Financial technology (fintech) adoption among consumers has nearly doubled over the past 18 months and the adoption rate is growing faster than anticipated, according to the latest EY Global FinTech Adoption Index.
Globally, 64% of digitally active consumers across 27 markets use fintech, with money transfer and payment services the most popular in both awareness and adoption.
Only 4% of global consumers are unaware of at least one money transfer and payment fintech service. Adoption rates continue to lag in the US, while Europe’s investments in open banking have contributed to higher adoption rates in that region.
“The emerging FinTech scene in Cayman is further evidence of the global interest in these innovative brands that are revolutionizing the financial services landscape,” said EY Advisory Partner David McGibbon. “As adoption rates increase, we expect further collaboration between FinTech and traditional financial services companies, and even non-financial services companies, creating a superior financial services experience for both consumers and businesses.”
EY firms interviewed more than 27,000 people to better understand how consumers are interacting with fintech.
Compared to consumers, small and medium-sized businesses are behind in their adoption.
A separate EY survey of more than 1,000 organisations in five countries found that one quarter have used at least one form of financial technology in either banking and payments, financial management, financing or insurance over the past six months.
“FinTech organisations are no longer fringe disruptors and have grown into sophisticated competitors,” said Matt Hatch, EY Americas FinTech leader. “Now, financial incumbents are taking note and offering FinTech solutions, forming ecosystems that are replacing traditional partnerships.”
The survey indicates that for consumers, trust plays a large role in fintech adoption, as non-adopters choose to remain with traditional financial services because they trust them more than fintech challengers.
Many fintech propositions also rely on data sharing, which can present a barrier for adoption.
Nearly half (46%) of adopters are comfortable with their primary banking institution sharing their financial data with other organisations if it means better offers on products or services.

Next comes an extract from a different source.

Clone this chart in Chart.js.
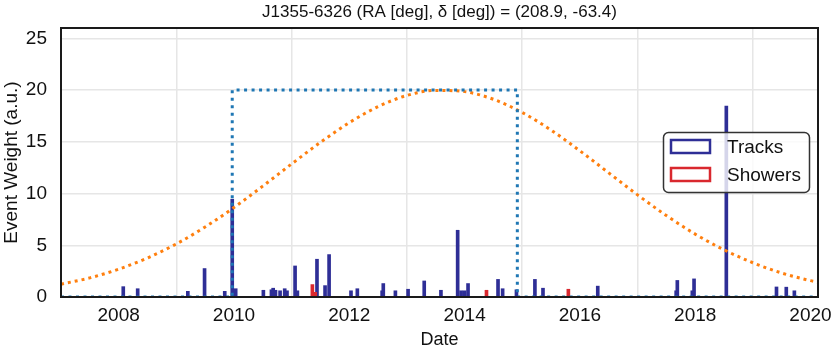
<!DOCTYPE html>
<html>
<head>
<meta charset="utf-8">
<title>J1355-6326 event weights</title>
<script src="https://cdn.jsdelivr.net/npm/chart.js@4.4.1/dist/chart.umd.min.js"></script>
<style>
    html, body { margin: 0; padding: 0; background: #fff; }
    #wrap { width: 831px; height: 354px; }
</style>
</head>
<body>
<div id="wrap"><canvas id="eventChart" width="831" height="354"></canvas></div>
<script>
// Data (dates in decimal years, weights in a.u.)
const trackDates = [
    2008.08, 2008.33, 2009.20, 2009.49, 2009.84, 2009.97, 2010.03, 2010.51, 2010.65, 2010.68,
    2010.72, 2010.80, 2010.88, 2010.92, 2011.06, 2011.10, 2011.44, 2011.58, 2011.65, 2012.03,
    2012.14, 2012.57, 2012.59, 2012.80, 2013.02, 2013.30, 2013.59, 2013.88, 2013.94, 2014.00,
    2014.06, 2014.58, 2014.66, 2014.90, 2015.22, 2015.36, 2016.31, 2017.67, 2017.69, 2017.95,
    2017.98, 2018.54, 2019.41, 2019.58, 2019.72
];
const trackWeights = [
    1.0, 0.8, 0.55, 2.75, 0.55, 9.45, 0.8, 0.65, 0.7, 0.85,
    0.65, 0.6, 0.8, 0.6, 3.0, 0.6, 3.65, 1.1, 4.1, 0.6,
    0.8, 0.6, 1.3, 0.6, 0.75, 1.55, 0.65, 6.45, 0.6, 0.6,
    1.3, 1.7, 0.8, 0.7, 1.7, 0.85, 1.05, 0.6, 1.6, 0.6,
    1.75, 18.45, 0.97, 0.95, 0.6
];
const showerDates = [2011.36, 2011.41, 2014.38, 2015.80];
const showerWeights = [1.2, 0.45, 0.65, 0.75];

// Observation window (dotted blue box)
const windowDates = [2007.0, 2009.97, 2009.97, 2014.915, 2014.915, 2020.13];
const windowWeights = [0, 0, 20, 20, 0, 0];

// Flare profile (dotted orange curve)
const profileDates = [
    2007.0, 2007.5, 2008.0, 2008.5, 2009.0, 2009.5, 2010.0, 2010.5, 2011.0, 2011.5,
    2012.0, 2012.5, 2013.0, 2013.5, 2014.0, 2014.5, 2015.0, 2015.5, 2016.0, 2016.5,
    2017.0, 2017.5, 2018.0, 2018.5, 2019.0, 2019.5, 2020.0, 2020.13
];
const profileWeights = [
    1.24, 1.85, 2.69, 3.77, 5.13, 6.77, 8.65, 10.72, 12.86, 14.95,
    16.85, 18.40, 19.48, 19.97, 19.85, 19.11, 17.83, 16.13, 14.13, 12.00,
    9.87, 7.87, 6.08, 4.56, 3.31, 2.32, 1.58, 1.43
];

// Axes
const xTickYears = [2008, 2010, 2012, 2014, 2016, 2018, 2020];
const yTickValues = [0, 5, 10, 15, 20, 25];

const TITLE = 'J1355-6326 (RA [deg], \u03b4 [deg]) = (208.9, -63.4)';
const FONT = '"Liberation Sans", Arial, Helvetica, sans-serif';
const TRACK_COLOR = '#2e2e96';
const SHOWER_COLOR = '#d9282e';

const toPoints = (xs, ys) => xs.map((x, i) => ({ x: x, y: ys[i] }));

// Title centred over the plot, black frame, boxed legend in the upper right
const framePlugin = {
    id: 'frameAndLegend',
    afterDatasetsDraw(chart) {
        const ctx = chart.ctx;
        const a = chart.chartArea;

        ctx.save();
        ctx.fillStyle = '#111';
        ctx.font = '17px ' + FONT;
        ctx.textAlign = 'center';
        ctx.textBaseline = 'middle';
        ctx.fillText(TITLE, (a.left + a.right) / 2, 12);

        ctx.strokeStyle = '#1a1a1a';
        ctx.lineWidth = 2;
        ctx.strokeRect(a.left, a.top, a.right - a.left, a.bottom - a.top);

        // legend box
        const bx = 663.5, by = 132.5, bw = 146, bh = 60, r = 5;
        ctx.beginPath();
        ctx.moveTo(bx + r, by);
        ctx.arcTo(bx + bw, by, bx + bw, by + bh, r);
        ctx.arcTo(bx + bw, by + bh, bx, by + bh, r);
        ctx.arcTo(bx, by + bh, bx, by, r);
        ctx.arcTo(bx, by, bx + bw, by, r);
        ctx.closePath();
        ctx.fillStyle = 'rgba(255,255,255,0.8)';
        ctx.fill();
        ctx.strokeStyle = '#333';
        ctx.lineWidth = 1.5;
        ctx.stroke();

        const items = chart.data.datasets.filter(ds => ds.type === 'bar');
        items.forEach((ds, i) => {
            const rowY = 147 + i * 28;
            ctx.strokeStyle = ds.backgroundColor;
            ctx.lineWidth = 2.5;
            ctx.strokeRect(671, rowY - 7, 39, 13);
            ctx.fillStyle = '#111';
            ctx.font = '19px ' + FONT;
            ctx.textAlign = 'left';
            ctx.textBaseline = 'middle';
            ctx.fillText(ds.label, 727, rowY + 1);
        });
        ctx.restore();
    }
};

let ctx = document.getElementById('eventChart');

new Chart(ctx, {
    type: 'bar',
    data: {
        datasets: [
            {
                type: 'line',
                label: 'window',
                data: toPoints(windowDates, windowWeights),
                borderColor: '#1f77b4',
                borderWidth: 3,
                borderDash: [3, 4.5],
                pointRadius: 0,
                fill: false,
                order: 0
            },
            {
                type: 'line',
                label: 'profile',
                data: toPoints(profileDates, profileWeights),
                borderColor: '#ff7f0e',
                borderWidth: 3,
                borderDash: [3, 4],
                cubicInterpolationMode: 'monotone',
                pointRadius: 0,
                fill: false,
                order: 0
            },
            {
                type: 'bar',
                label: 'Tracks',
                data: toPoints(trackDates, trackWeights),
                backgroundColor: TRACK_COLOR,
                barThickness: 3,
                grouped: false,
                order: 2
            },
            {
                type: 'bar',
                label: 'Showers',
                data: toPoints(showerDates, showerWeights),
                backgroundColor: SHOWER_COLOR,
                barThickness: 3,
                grouped: false,
                order: 1
            }
        ]
    },
    options: {
        responsive: false,
        animation: false,
        devicePixelRatio: 1,
        layout: { padding: { left: 0, right: 13, top: 28, bottom: 0 } },
        plugins: {
            legend: { display: false },
            tooltip: { enabled: false },
            title: { display: false }
        },
        scales: {
            x: {
                type: 'linear',
                min: 2007.0,
                max: 2020.13,
                offset: false,
                border: { display: false },
                grid: { color: '#e6e6e6', lineWidth: 1.5, drawTicks: false },
                ticks: {
                    color: '#111',
                    padding: 7,
                    font: { family: FONT, size: 19 },
                    maxRotation: 0,
                    callback: value => String(value)
                },
                afterBuildTicks: scale => { scale.ticks = xTickYears.map(v => ({ value: v })); },
                afterFit: scale => {
                    scale.height = 57;
                    scale.paddingLeft = 0;
                    scale.paddingRight = 0;
                },
                title: {
                    display: true,
                    text: 'Date',
                    color: '#111',
                    font: { family: FONT, size: 18, lineHeight: 1.2 },
                    padding: { top: 0, bottom: 3 }
                }
            },
            y: {
                type: 'linear',
                min: 0,
                max: 26,
                border: { display: false },
                grid: { color: '#e6e6e6', lineWidth: 1.5, drawTicks: false },
                ticks: {
                    color: '#111',
                    padding: 14,
                    font: { family: FONT, size: 19 },
                    callback: value => String(value)
                },
                afterBuildTicks: scale => { scale.ticks = yTickValues.map(v => ({ value: v })); },
                afterFit: scale => {
                    scale.width = 61;
                    scale.paddingTop = 0;
                    scale.paddingBottom = 0;
                },
                title: {
                    display: true,
                    text: 'Event Weight (a.u.)',
                    color: '#111',
                    font: { family: FONT, size: 19, lineHeight: 1.2 },
                    padding: { top: 0, bottom: 0 }
                }
            }
        }
    },
    plugins: [framePlugin]
});
</script>
</body>
</html>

But less than a quarter (23%) would share data with non-financial services companies. This trust gap creates a huge opportunity for financial institutions and fintech challengers. A third of adopters say they are willing to share data with fintech challengers.
Although non-financial services companies might lead innovation, they do not have full confidence when it comes to providing financial services.
Still, 68% of surveyed consumers are willing to consider a financial services product offered by a non-financial services company.
The SME FinTech Adoption Index found similar trends, with small and medium-sized businesses also more open to sharing data with fintech companies (89%) and other financial services companies (70%) than non-financial services companies (63%).